Saved data entries:
::::

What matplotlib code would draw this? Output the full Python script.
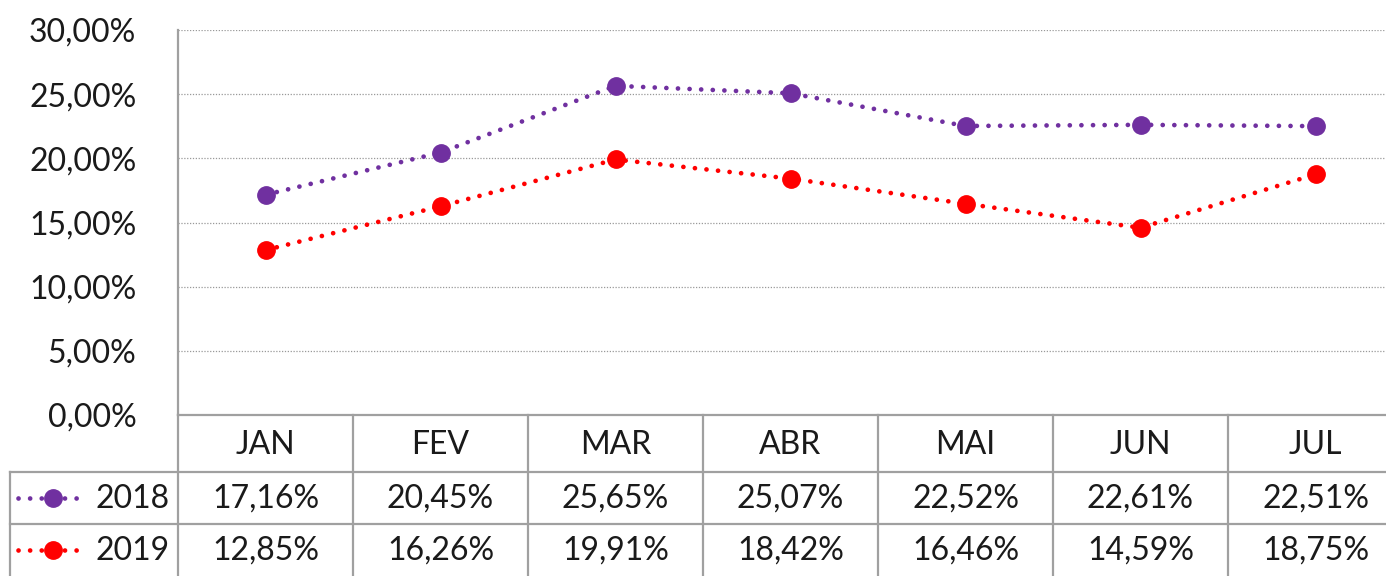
import matplotlib.pyplot as plt
from matplotlib.ticker import FuncFormatter

# Dados
meses = ["JAN", "FEV", "MAR", "ABR", "MAI", "JUN", "JUL"]
series = ["2018", "2019"]
valores_2018 = [17.16, 20.45, 25.65, 25.07, 22.52, 22.61, 22.51]
valores_2019 = [12.85, 16.26, 19.91, 18.42, 16.46, 14.59, 18.75]
cores = ["#7030A0", "#FF0000"]

plt.rcParams['font.family'] = ['Lato', 'DejaVu Sans']
FONT = 23
W, H = 1386, 576

# Geometria em pixels
x0, col_w = 178, 175
y_top, y_axis, y_r1, y_r2 = 30, 415, 472, 524
x_tab = 10
x_right = x0 + col_w * len(meses)
LW, DOTS, MS = 3.4, (0, (0.01, 2.45)), 12.5


def fmt_pct(v):
    return f"{v:.2f}%".replace(".", ",")


fig = plt.figure(figsize=(W / 100, H / 100), dpi=100)
ax = fig.add_axes([x0 / W, (H - y_axis) / H, (x_right - x0) / W, (y_axis - y_top) / H])

xs = list(range(len(meses)))
for vals, cor in zip([valores_2018, valores_2019], cores):
    ax.plot(xs, vals, color=cor, lw=LW, linestyle=DOTS,
            dash_capstyle='round', marker='o', ms=MS, zorder=3)

ax.set_xlim(-0.5, len(meses) - 0.5)
ax.set_ylim(0, 30)
ax.set_yticks(range(0, 31, 5))
ax.yaxis.set_major_formatter(FuncFormatter(lambda v, p: fmt_pct(v)))
ax.tick_params(axis='y', length=0, labelsize=FONT, pad=30, colors='#1a1a1a')
ax.set_xticks([])
ax.grid(axis='y', linestyle=(0, (1, 1.3)), color='#999999', lw=0.9)
for s in ['top', 'right', 'bottom']:
    ax.spines[s].set_visible(False)
ax.spines['left'].set_color('#A0A0A0')
ax.spines['left'].set_linewidth(1.6)

# Tabela de dados (coordenadas em pixels)
tab = fig.add_axes([0, 0, 1, 1], facecolor='none')
tab.set_xlim(0, W)
tab.set_ylim(H, 0)
tab.axis('off')
lc = '#A0A0A0'
tab.plot([x0, W], [y_axis, y_axis], color=lc, lw=1.6)
tab.plot([x_tab, W], [y_r1, y_r1], color=lc, lw=1.6)
tab.plot([x_tab, W], [y_r2, y_r2], color=lc, lw=1.6)
tab.plot([x0, x0], [y_axis, H], color=lc, lw=1.6)
tab.plot([x_tab, x_tab], [y_r1, H], color=lc, lw=1.6)
for i in range(1, len(meses) + 1):
    xi = x0 + col_w * i
    tab.plot([xi, xi], [y_axis, H], color=lc, lw=1.6)

for i, m in enumerate(meses):
    tab.text(x0 + col_w * (i + 0.5), (y_axis + y_r1) / 2 + 1, m, ha='center', va='center',
             fontsize=FONT, color='#1a1a1a')

linhas = [(y_r1 + y_r2) / 2, (y_r2 + H) / 2]
for yc, nome, vals, cor in zip(linhas, series, [valores_2018, valores_2019], cores):
    tab.plot([18, 80], [yc, yc], color=cor, lw=LW, linestyle=DOTS,
             dash_capstyle='round')
    tab.plot([53], [yc], color=cor, marker='o', ms=MS)
    tab.text(170, yc + 1, nome, ha='right', va='center', fontsize=FONT, color='#1a1a1a')
    for i, v in enumerate(vals):
        tab.text(x0 + col_w * (i + 0.5), yc + 1, fmt_pct(v), ha='center', va='center',
                 fontsize=FONT, color='#1a1a1a')

fig.savefig("out.png", dpi=100)
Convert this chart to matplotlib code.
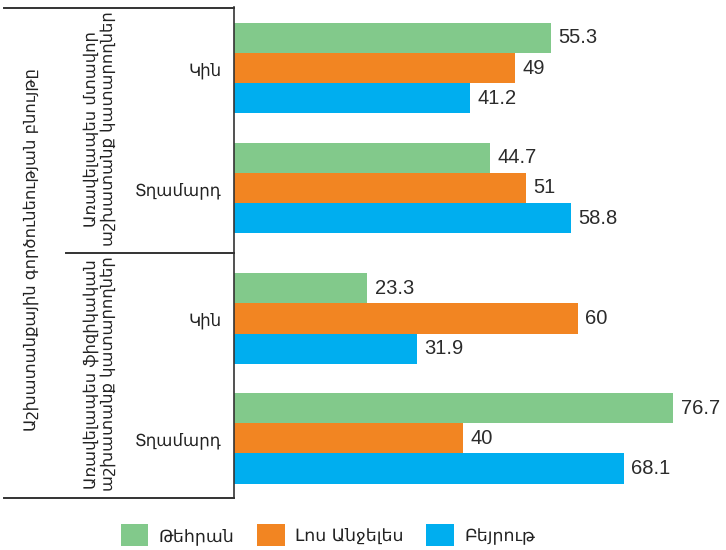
import matplotlib.pyplot as plt
import numpy as np
from matplotlib.lines import Line2D

# data
cities = ['Թեհրան', 'Լոս Անջելես', 'Բեյրութ']
categories = ['Կին', 'Տղամարդ', 'Կին', 'Տղամարդ']
groups = ['Առավելապես մտավոր\nաշխատանք կատարողներ',
          'Առավելապես ֆիզիկական\nաշխատանք կատարողներ']
outer_label = 'Աշխատանքային գործունեության բնույթը'
tehran = [55.3, 44.7, 23.3, 76.7]
los_angeles = [49, 51, 60, 40]
beirut = [41.2, 58.8, 31.9, 68.1]

colors = ['#82C98B', '#F28522', '#00AEEF']
series = [tehran, los_angeles, beirut]

plt.rcParams['font.family'] = ['Liberation Sans', 'DejaVu Sans']

fig = plt.figure(figsize=(7.26, 5.5), dpi=100)
ax = fig.add_axes([234 / 726, 52.3 / 550, 492 / 726, 490.7 / 550])

# category centres, with an extra gap between the two sections
gap = 0.09
ypos = np.array([0, 1, 2 + gap, 3 + gap])
h = 0.252
for i, (vals, c) in enumerate(zip(series, colors)):
    y = ypos + (i - 1) * h
    bars = ax.barh(y, vals, height=h, color=c, label=cities[i])
    for b, v in zip(bars, vals):
        ax.text(v + 1.3, b.get_y() + h / 2, f'{v:g}', va='center', ha='left',
                fontsize=14.5, color='#2b2b2b', family='Liberation Sans')

ax.set_xlim(0, 85.9)
ax.set_ylim(3 + gap + 0.5 - 0.005, -0.5 - 0.01)
ax.set_xticks([])
ax.set_yticks(ypos)
ax.set_yticklabels(categories, fontsize=12, color='#222222', family='DejaVu Sans')
ax.tick_params(axis='y', length=0, pad=9)
for s in ['top', 'right', 'bottom']:
    ax.spines[s].set_visible(False)
ax.spines['left'].set_color('#333333')
ax.spines['left'].set_linewidth(1.2)

# frame lines on the left side
def fy(p):
    return 1 - p / 550

def fx(p):
    return p / 726

for x0, yp in [(4, 7.5), (4, 497.5), (66, 252.7)]:
    fig.add_artist(Line2D([fx(x0), fx(234)], [fy(yp), fy(yp)], color='#333333', lw=1.4))

fig.text(fx(100), fy(129), groups[0], rotation=90, ha='center', va='center',
         fontsize=11.8, family='DejaVu Sans', color='#222222', linespacing=1.1)
fig.text(fx(100), fy(374), groups[1], rotation=90, ha='center', va='center',
         fontsize=11.8, family='DejaVu Sans', color='#222222', linespacing=1.1)
fig.text(fx(31), fy(250), outer_label, rotation=90, ha='center', va='center',
         fontsize=11.8, family='DejaVu Sans', color='#222222')

fig.legend(loc='center', bbox_to_anchor=(fx(328), fy(535)), ncol=3, frameon=False,
           prop={'family': 'DejaVu Sans', 'size': 12.5}, handlelength=1.6, handleheight=1.6,
           handletextpad=0.6, columnspacing=1.3, labelcolor='#222222')

fig.savefig('out.png', dpi=100)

::::

— Written exercise —
All records above are to be printed exactly, minus the pictures they contain.

— Answer in full —
What matplotlib code would draw this? Output the full Python script.
import matplotlib.pyplot as plt
from matplotlib.ticker import FuncFormatter

# Dados
meses = ["JAN", "FEV", "MAR", "ABR", "MAI", "JUN", "JUL"]
series = ["2018", "2019"]
valores_2018 = [17.16, 20.45, 25.65, 25.07, 22.52, 22.61, 22.51]
valores_2019 = [12.85, 16.26, 19.91, 18.42, 16.46, 14.59, 18.75]
cores = ["#7030A0", "#FF0000"]

plt.rcParams['font.family'] = ['Lato', 'DejaVu Sans']
FONT = 23
W, H = 1386, 576

# Geometria em pixels
x0, col_w = 178, 175
y_top, y_axis, y_r1, y_r2 = 30, 415, 472, 524
x_tab = 10
x_right = x0 + col_w * len(meses)
LW, DOTS, MS = 3.4, (0, (0.01, 2.45)), 12.5


def fmt_pct(v):
    return f"{v:.2f}%".replace(".", ",")


fig = plt.figure(figsize=(W / 100, H / 100), dpi=100)
ax = fig.add_axes([x0 / W, (H - y_axis) / H, (x_right - x0) / W, (y_axis - y_top) / H])

xs = list(range(len(meses)))
for vals, cor in zip([valores_2018, valores_2019], cores):
    ax.plot(xs, vals, color=cor, lw=LW, linestyle=DOTS,
            dash_capstyle='round', marker='o', ms=MS, zorder=3)

ax.set_xlim(-0.5, len(meses) - 0.5)
ax.set_ylim(0, 30)
ax.set_yticks(range(0, 31, 5))
ax.yaxis.set_major_formatter(FuncFormatter(lambda v, p: fmt_pct(v)))
ax.tick_params(axis='y', length=0, labelsize=FONT, pad=30, colors='#1a1a1a')
ax.set_xticks([])
ax.grid(axis='y', linestyle=(0, (1, 1.3)), color='#999999', lw=0.9)
for s in ['top', 'right', 'bottom']:
    ax.spines[s].set_visible(False)
ax.spines['left'].set_color('#A0A0A0')
ax.spines['left'].set_linewidth(1.6)

# Tabela de dados (coordenadas em pixels)
tab = fig.add_axes([0, 0, 1, 1], facecolor='none')
tab.set_xlim(0, W)
tab.set_ylim(H, 0)
tab.axis('off')
lc = '#A0A0A0'
tab.plot([x0, W], [y_axis, y_axis], color=lc, lw=1.6)
tab.plot([x_tab, W], [y_r1, y_r1], color=lc, lw=1.6)
tab.plot([x_tab, W], [y_r2, y_r2], color=lc, lw=1.6)
tab.plot([x0, x0], [y_axis, H], color=lc, lw=1.6)
tab.plot([x_tab, x_tab], [y_r1, H], color=lc, lw=1.6)
for i in range(1, len(meses) + 1):
    xi = x0 + col_w * i
    tab.plot([xi, xi], [y_axis, H], color=lc, lw=1.6)

for i, m in enumerate(meses):
    tab.text(x0 + col_w * (i + 0.5), (y_axis + y_r1) / 2 + 1, m, ha='center', va='center',
             fontsize=FONT, color='#1a1a1a')

linhas = [(y_r1 + y_r2) / 2, (y_r2 + H) / 2]
for yc, nome, vals, cor in zip(linhas, series, [valores_2018, valores_2019], cores):
    tab.plot([18, 80], [yc, yc], color=cor, lw=LW, linestyle=DOTS,
             dash_capstyle='round')
    tab.plot([53], [yc], color=cor, marker='o', ms=MS)
    tab.text(170, yc + 1, nome, ha='right', va='center', fontsize=FONT, color='#1a1a1a')
    for i, v in enumerate(vals):
        tab.text(x0 + col_w * (i + 0.5), yc + 1, fmt_pct(v), ha='center', va='center',
                 fontsize=FONT, color='#1a1a1a')

fig.savefig("out.png", dpi=100)
Convert this chart to matplotlib code.
import matplotlib.pyplot as plt
import numpy as np
from matplotlib.lines import Line2D

# data
cities = ['Թեհրան', 'Լոս Անջելես', 'Բեյրութ']
categories = ['Կին', 'Տղամարդ', 'Կին', 'Տղամարդ']
groups = ['Առավելապես մտավոր\nաշխատանք կատարողներ',
          'Առավելապես ֆիզիկական\nաշխատանք կատարողներ']
outer_label = 'Աշխատանքային գործունեության բնույթը'
tehran = [55.3, 44.7, 23.3, 76.7]
los_angeles = [49, 51, 60, 40]
beirut = [41.2, 58.8, 31.9, 68.1]

colors = ['#82C98B', '#F28522', '#00AEEF']
series = [tehran, los_angeles, beirut]

plt.rcParams['font.family'] = ['Liberation Sans', 'DejaVu Sans']

fig = plt.figure(figsize=(7.26, 5.5), dpi=100)
ax = fig.add_axes([234 / 726, 52.3 / 550, 492 / 726, 490.7 / 550])

# category centres, with an extra gap between the two sections
gap = 0.09
ypos = np.array([0, 1, 2 + gap, 3 + gap])
h = 0.252
for i, (vals, c) in enumerate(zip(series, colors)):
    y = ypos + (i - 1) * h
    bars = ax.barh(y, vals, height=h, color=c, label=cities[i])
    for b, v in zip(bars, vals):
        ax.text(v + 1.3, b.get_y() + h / 2, f'{v:g}', va='center', ha='left',
                fontsize=14.5, color='#2b2b2b', family='Liberation Sans')

ax.set_xlim(0, 85.9)
ax.set_ylim(3 + gap + 0.5 - 0.005, -0.5 - 0.01)
ax.set_xticks([])
ax.set_yticks(ypos)
ax.set_yticklabels(categories, fontsize=12, color='#222222', family='DejaVu Sans')
ax.tick_params(axis='y', length=0, pad=9)
for s in ['top', 'right', 'bottom']:
    ax.spines[s].set_visible(False)
ax.spines['left'].set_color('#333333')
ax.spines['left'].set_linewidth(1.2)

# frame lines on the left side
def fy(p):
    return 1 - p / 550

def fx(p):
    return p / 726

for x0, yp in [(4, 7.5), (4, 497.5), (66, 252.7)]:
    fig.add_artist(Line2D([fx(x0), fx(234)], [fy(yp), fy(yp)], color='#333333', lw=1.4))

fig.text(fx(100), fy(129), groups[0], rotation=90, ha='center', va='center',
         fontsize=11.8, family='DejaVu Sans', color='#222222', linespacing=1.1)
fig.text(fx(100), fy(374), groups[1], rotation=90, ha='center', va='center',
         fontsize=11.8, family='DejaVu Sans', color='#222222', linespacing=1.1)
fig.text(fx(31), fy(250), outer_label, rotation=90, ha='center', va='center',
         fontsize=11.8, family='DejaVu Sans', color='#222222')

fig.legend(loc='center', bbox_to_anchor=(fx(328), fy(535)), ncol=3, frameon=False,
           prop={'family': 'DejaVu Sans', 'size': 12.5}, handlelength=1.6, handleheight=1.6,
           handletextpad=0.6, columnspacing=1.3, labelcolor='#222222')

fig.savefig('out.png', dpi=100)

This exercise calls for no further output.